EXERCISE INSTRUCTIONS: Each line of the material must be repeated precisely, with the pictures left out.
## Start SOURCE DATA
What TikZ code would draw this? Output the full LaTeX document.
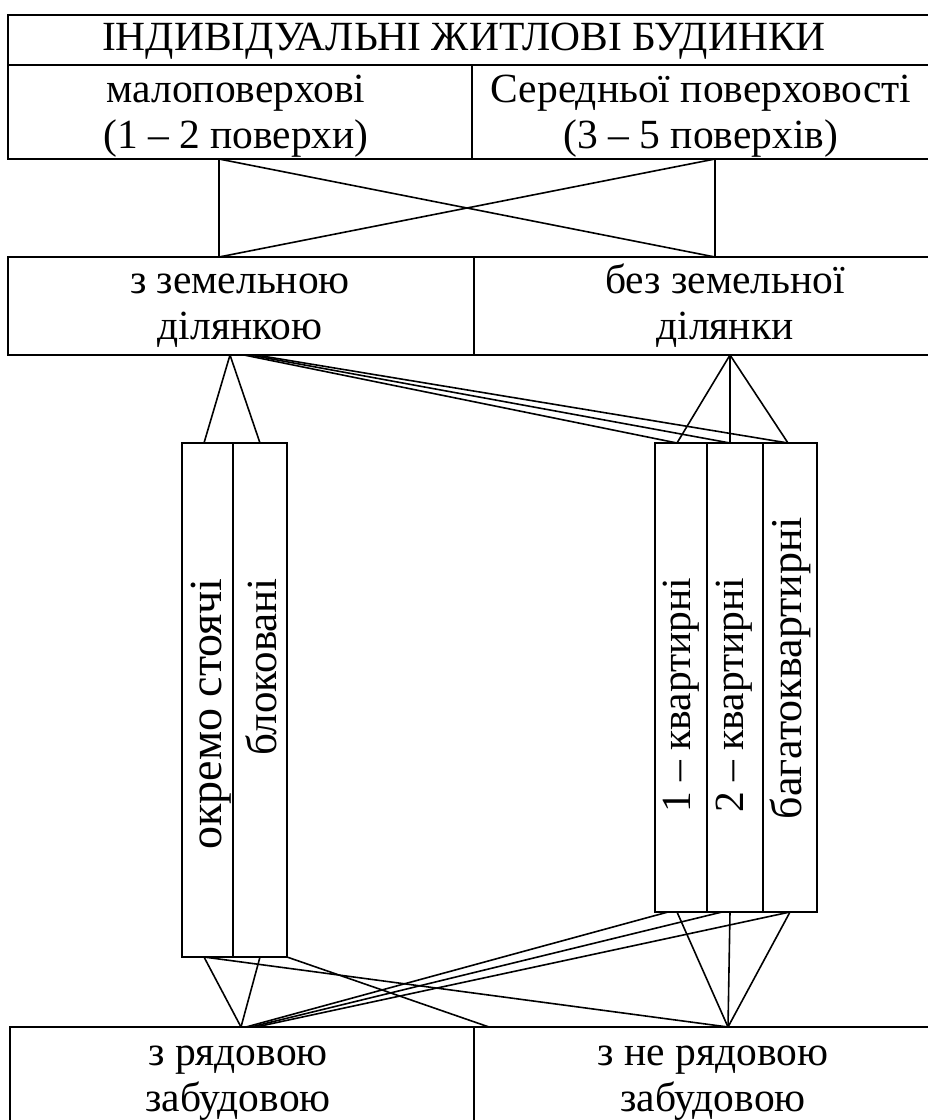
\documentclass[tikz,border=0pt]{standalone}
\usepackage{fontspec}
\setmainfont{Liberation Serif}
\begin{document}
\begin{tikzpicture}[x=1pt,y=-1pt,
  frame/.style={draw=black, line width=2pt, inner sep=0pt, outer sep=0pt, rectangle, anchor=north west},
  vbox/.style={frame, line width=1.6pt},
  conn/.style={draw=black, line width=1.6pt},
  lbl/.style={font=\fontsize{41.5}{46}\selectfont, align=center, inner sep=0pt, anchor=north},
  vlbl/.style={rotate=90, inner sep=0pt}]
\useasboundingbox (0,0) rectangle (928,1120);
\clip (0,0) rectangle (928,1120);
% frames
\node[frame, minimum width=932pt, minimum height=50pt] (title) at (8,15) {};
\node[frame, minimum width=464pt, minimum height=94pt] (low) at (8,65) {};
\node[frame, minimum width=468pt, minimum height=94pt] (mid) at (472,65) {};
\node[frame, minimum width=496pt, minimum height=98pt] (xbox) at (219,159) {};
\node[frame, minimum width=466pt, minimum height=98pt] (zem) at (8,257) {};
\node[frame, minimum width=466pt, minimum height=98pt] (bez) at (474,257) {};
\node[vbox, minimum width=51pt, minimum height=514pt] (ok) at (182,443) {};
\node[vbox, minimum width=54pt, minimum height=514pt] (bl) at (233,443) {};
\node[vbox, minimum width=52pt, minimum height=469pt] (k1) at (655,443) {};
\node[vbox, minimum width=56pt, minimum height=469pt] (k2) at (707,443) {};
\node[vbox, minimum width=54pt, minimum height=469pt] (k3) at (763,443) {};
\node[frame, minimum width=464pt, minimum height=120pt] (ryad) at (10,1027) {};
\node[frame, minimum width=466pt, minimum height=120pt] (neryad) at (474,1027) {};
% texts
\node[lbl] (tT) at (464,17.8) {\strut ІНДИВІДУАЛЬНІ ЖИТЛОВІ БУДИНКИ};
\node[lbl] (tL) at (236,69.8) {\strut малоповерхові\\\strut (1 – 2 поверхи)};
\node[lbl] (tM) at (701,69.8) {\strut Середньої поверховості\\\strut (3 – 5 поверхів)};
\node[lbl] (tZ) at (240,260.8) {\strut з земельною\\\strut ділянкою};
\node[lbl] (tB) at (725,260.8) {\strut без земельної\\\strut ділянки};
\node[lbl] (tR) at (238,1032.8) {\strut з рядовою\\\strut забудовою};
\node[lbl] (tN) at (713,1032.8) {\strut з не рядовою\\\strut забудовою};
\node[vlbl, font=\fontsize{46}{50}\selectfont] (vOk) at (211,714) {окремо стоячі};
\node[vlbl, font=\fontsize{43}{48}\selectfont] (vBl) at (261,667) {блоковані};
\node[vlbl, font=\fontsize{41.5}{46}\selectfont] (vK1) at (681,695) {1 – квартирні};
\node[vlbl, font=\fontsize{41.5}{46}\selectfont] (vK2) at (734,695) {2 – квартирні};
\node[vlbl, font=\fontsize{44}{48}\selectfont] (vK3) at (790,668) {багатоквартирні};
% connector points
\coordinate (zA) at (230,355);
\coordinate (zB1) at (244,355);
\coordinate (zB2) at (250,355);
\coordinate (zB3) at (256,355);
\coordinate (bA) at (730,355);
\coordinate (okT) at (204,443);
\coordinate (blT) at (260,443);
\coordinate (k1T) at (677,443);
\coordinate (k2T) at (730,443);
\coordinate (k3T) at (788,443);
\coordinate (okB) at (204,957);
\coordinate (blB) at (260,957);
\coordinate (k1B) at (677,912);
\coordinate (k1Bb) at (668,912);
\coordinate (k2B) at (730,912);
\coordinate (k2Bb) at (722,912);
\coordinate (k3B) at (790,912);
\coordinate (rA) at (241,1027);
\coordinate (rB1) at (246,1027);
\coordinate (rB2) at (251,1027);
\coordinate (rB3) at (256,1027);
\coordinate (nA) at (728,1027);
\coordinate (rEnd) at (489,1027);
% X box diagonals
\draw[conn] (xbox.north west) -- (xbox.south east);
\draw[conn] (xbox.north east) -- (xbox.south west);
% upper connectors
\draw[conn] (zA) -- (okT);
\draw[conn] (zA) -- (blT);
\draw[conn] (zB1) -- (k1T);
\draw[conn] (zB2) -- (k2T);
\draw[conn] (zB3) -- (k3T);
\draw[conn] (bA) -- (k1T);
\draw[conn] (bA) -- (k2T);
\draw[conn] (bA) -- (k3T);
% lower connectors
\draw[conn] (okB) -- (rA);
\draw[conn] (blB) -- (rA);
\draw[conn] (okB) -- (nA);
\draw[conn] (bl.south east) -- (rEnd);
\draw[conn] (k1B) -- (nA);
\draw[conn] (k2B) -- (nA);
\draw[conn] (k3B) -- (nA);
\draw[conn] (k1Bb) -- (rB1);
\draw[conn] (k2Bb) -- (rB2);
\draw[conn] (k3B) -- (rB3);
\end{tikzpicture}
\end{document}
## End SOURCE DATA
TASK RESULT:
What TikZ code would draw this? Output the full LaTeX document.
\documentclass[tikz,border=0pt]{standalone}
\usepackage{fontspec}
\setmainfont{Liberation Serif}
\begin{document}
\begin{tikzpicture}[x=1pt,y=-1pt,
  frame/.style={draw=black, line width=2pt, inner sep=0pt, outer sep=0pt, rectangle, anchor=north west},
  vbox/.style={frame, line width=1.6pt},
  conn/.style={draw=black, line width=1.6pt},
  lbl/.style={font=\fontsize{41.5}{46}\selectfont, align=center, inner sep=0pt, anchor=north},
  vlbl/.style={rotate=90, inner sep=0pt}]
\useasboundingbox (0,0) rectangle (928,1120);
\clip (0,0) rectangle (928,1120);
% frames
\node[frame, minimum width=932pt, minimum height=50pt] (title) at (8,15) {};
\node[frame, minimum width=464pt, minimum height=94pt] (low) at (8,65) {};
\node[frame, minimum width=468pt, minimum height=94pt] (mid) at (472,65) {};
\node[frame, minimum width=496pt, minimum height=98pt] (xbox) at (219,159) {};
\node[frame, minimum width=466pt, minimum height=98pt] (zem) at (8,257) {};
\node[frame, minimum width=466pt, minimum height=98pt] (bez) at (474,257) {};
\node[vbox, minimum width=51pt, minimum height=514pt] (ok) at (182,443) {};
\node[vbox, minimum width=54pt, minimum height=514pt] (bl) at (233,443) {};
\node[vbox, minimum width=52pt, minimum height=469pt] (k1) at (655,443) {};
\node[vbox, minimum width=56pt, minimum height=469pt] (k2) at (707,443) {};
\node[vbox, minimum width=54pt, minimum height=469pt] (k3) at (763,443) {};
\node[frame, minimum width=464pt, minimum height=120pt] (ryad) at (10,1027) {};
\node[frame, minimum width=466pt, minimum height=120pt] (neryad) at (474,1027) {};
% texts
\node[lbl] (tT) at (464,17.8) {\strut ІНДИВІДУАЛЬНІ ЖИТЛОВІ БУДИНКИ};
\node[lbl] (tL) at (236,69.8) {\strut малоповерхові\\\strut (1 – 2 поверхи)};
\node[lbl] (tM) at (701,69.8) {\strut Середньої поверховості\\\strut (3 – 5 поверхів)};
\node[lbl] (tZ) at (240,260.8) {\strut з земельною\\\strut ділянкою};
\node[lbl] (tB) at (725,260.8) {\strut без земельної\\\strut ділянки};
\node[lbl] (tR) at (238,1032.8) {\strut з рядовою\\\strut забудовою};
\node[lbl] (tN) at (713,1032.8) {\strut з не рядовою\\\strut забудовою};
\node[vlbl, font=\fontsize{46}{50}\selectfont] (vOk) at (211,714) {окремо стоячі};
\node[vlbl, font=\fontsize{43}{48}\selectfont] (vBl) at (261,667) {блоковані};
\node[vlbl, font=\fontsize{41.5}{46}\selectfont] (vK1) at (681,695) {1 – квартирні};
\node[vlbl, font=\fontsize{41.5}{46}\selectfont] (vK2) at (734,695) {2 – квартирні};
\node[vlbl, font=\fontsize{44}{48}\selectfont] (vK3) at (790,668) {багатоквартирні};
% connector points
\coordinate (zA) at (230,355);
\coordinate (zB1) at (244,355);
\coordinate (zB2) at (250,355);
\coordinate (zB3) at (256,355);
\coordinate (bA) at (730,355);
\coordinate (okT) at (204,443);
\coordinate (blT) at (260,443);
\coordinate (k1T) at (677,443);
\coordinate (k2T) at (730,443);
\coordinate (k3T) at (788,443);
\coordinate (okB) at (204,957);
\coordinate (blB) at (260,957);
\coordinate (k1B) at (677,912);
\coordinate (k1Bb) at (668,912);
\coordinate (k2B) at (730,912);
\coordinate (k2Bb) at (722,912);
\coordinate (k3B) at (790,912);
\coordinate (rA) at (241,1027);
\coordinate (rB1) at (246,1027);
\coordinate (rB2) at (251,1027);
\coordinate (rB3) at (256,1027);
\coordinate (nA) at (728,1027);
\coordinate (rEnd) at (489,1027);
% X box diagonals
\draw[conn] (xbox.north west) -- (xbox.south east);
\draw[conn] (xbox.north east) -- (xbox.south west);
% upper connectors
\draw[conn] (zA) -- (okT);
\draw[conn] (zA) -- (blT);
\draw[conn] (zB1) -- (k1T);
\draw[conn] (zB2) -- (k2T);
\draw[conn] (zB3) -- (k3T);
\draw[conn] (bA) -- (k1T);
\draw[conn] (bA) -- (k2T);
\draw[conn] (bA) -- (k3T);
% lower connectors
\draw[conn] (okB) -- (rA);
\draw[conn] (blB) -- (rA);
\draw[conn] (okB) -- (nA);
\draw[conn] (bl.south east) -- (rEnd);
\draw[conn] (k1B) -- (nA);
\draw[conn] (k2B) -- (nA);
\draw[conn] (k3B) -- (nA);
\draw[conn] (k1Bb) -- (rB1);
\draw[conn] (k2Bb) -- (rB2);
\draw[conn] (k3B) -- (rB3);
\end{tikzpicture}
\end{document}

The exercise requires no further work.